Samuel N. Dorsett was later brought in as a partner with Price and McElreath. Samuel McElreath was also involved with Mr. Dorsett in another business venture involving the Weekly Star newspaper.
Sadly Samuel McElreath died in 1886 still a relatively young man of 35. His widow, Sara Emma McElreath was given the job of postal attendant by her husband’s former hotel-mate, Robert Massey.
My research indicates he had been a good friend of McElreath’s. Massey had been appointed as postmaster in 1888 following a scandal involving the position that I’m still researching. Apparently Massey was too busy to oversee all of the duties, so he appointed his friend’s widow to the position.
Within the year Sara had a new husband and father for her son, Glen. Yes, you guessed it – she married Robert Massey, and later they had a daughter named Louise. The couple settled on Price Street.
Per the City of Douglasville’s well researched brochure titled “Founding Fathers” Robert Massey “was a local lawyer, devout Democrat, and was the first editor of The Weekly Star.

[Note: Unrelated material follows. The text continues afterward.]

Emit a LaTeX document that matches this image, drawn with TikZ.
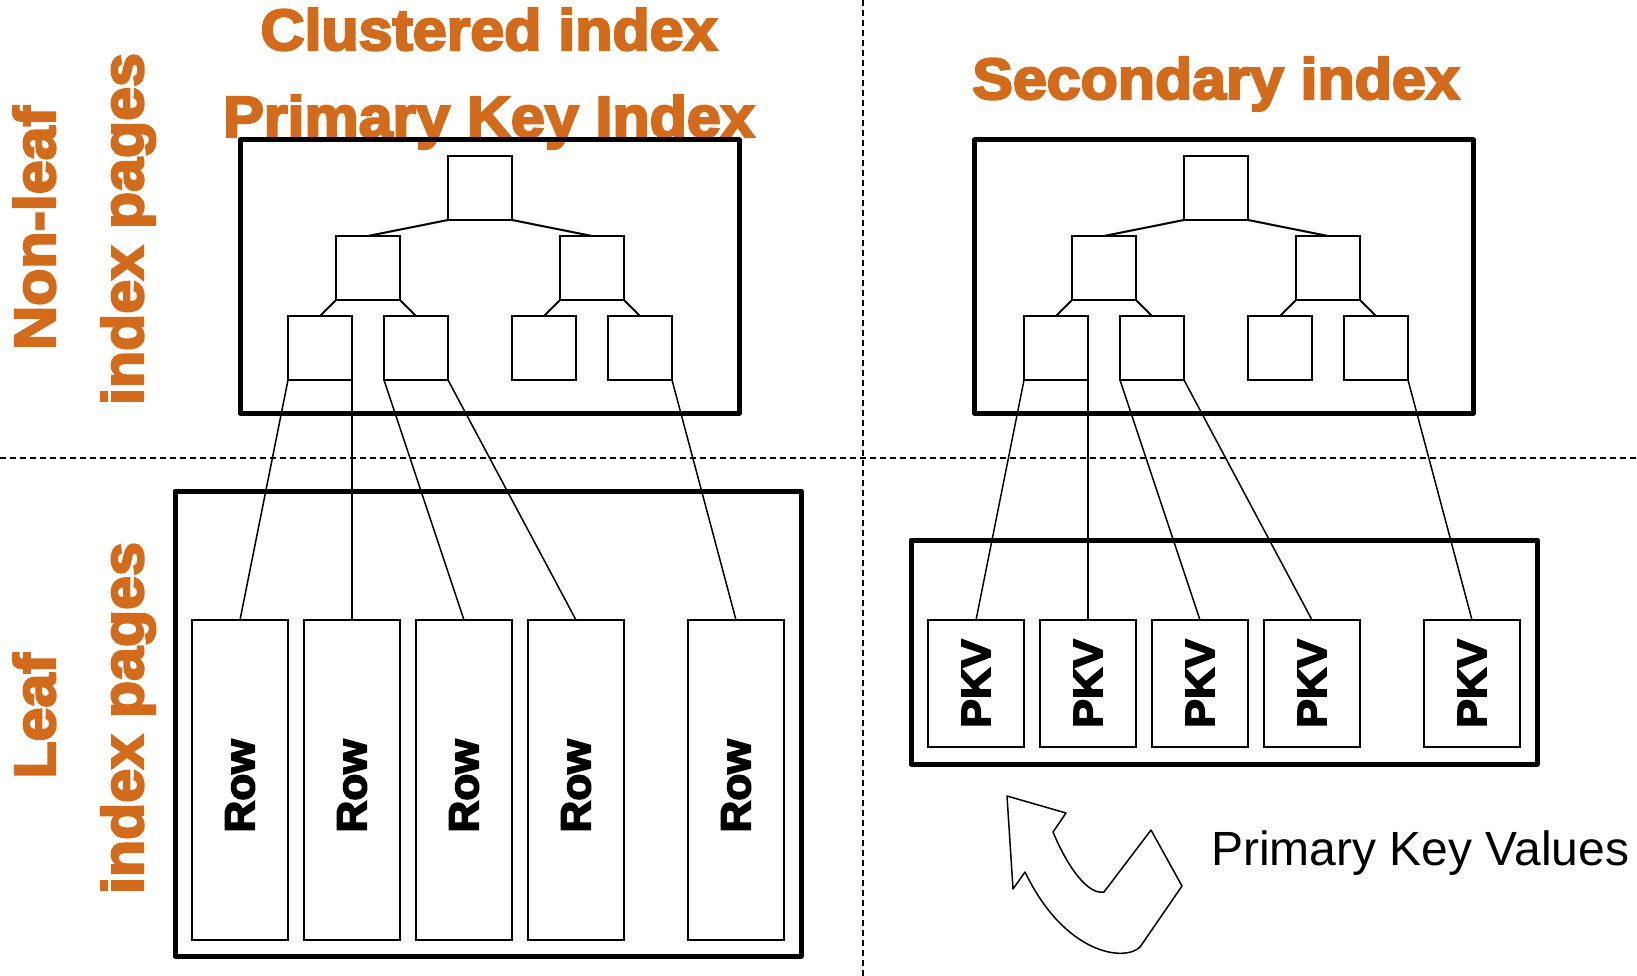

Are you beginning to pick up on the fact like I have that almost every mover and shaker in the City of Douglasville at one time or another was connected to The Weekly Star?
Robert Massey was also Mayor of Douglasville from 1880-1881 and was a county court judge from 1884-1886.
Sadly Massey passed away in 1890 leaving Sara alone again except she now had two small children.
Within five years she had given birth to three children. One had died and she had had a child with each of two husbands plus she had buried both of the husbands.
I can’t even imagine the stress, and apparently Sara couldn’t handle it. Joe Baggett’s research on file at the Douglas County Public Library indicates Sara became emotionally unbalanced and disappeared in 1891.Baggett states his source was the County Ordinary’s minutes.
The Ordinary’s minutes also indicate that a member of the McElreath family – John McLarty Morris – was awarded the guardianship of Glen McElreath in 1891 while a member of the Massey family took Judge Massey’s daughter, Louise.
I’ll be writing the rest of the story involving Sara Emma McElreath Massey at a later date.
Getting back to my original focus – the house in the picture – it was torn down in the 1950s. At one point the property was home to Smith Motors, a used car lot owned by R.L. Smith.
For as long as I remember the space has been an empty gravel lot. Today we see a little more action there since it’s the endpoint for the new Plaza East. Last year a Sentinel article advised, “Plaza East is the final phase in a three-pronged project spanning 20 years and three mayors...The City of Douglasville’s downtown area is intended to create a community identity and have a greater livability, mobility, and development alternatives, such as mixed use and walkability…When the plaza is complete, there will be connectivity to the main plaza [O’Neal Plaza] and Plaza West….“ [per City Planning Director Michelle Wright.]
While people come and go and while progress marches on as it should, just remember, a gravel lot is never JUST a gravel lot just as a picture is never JUST a picture.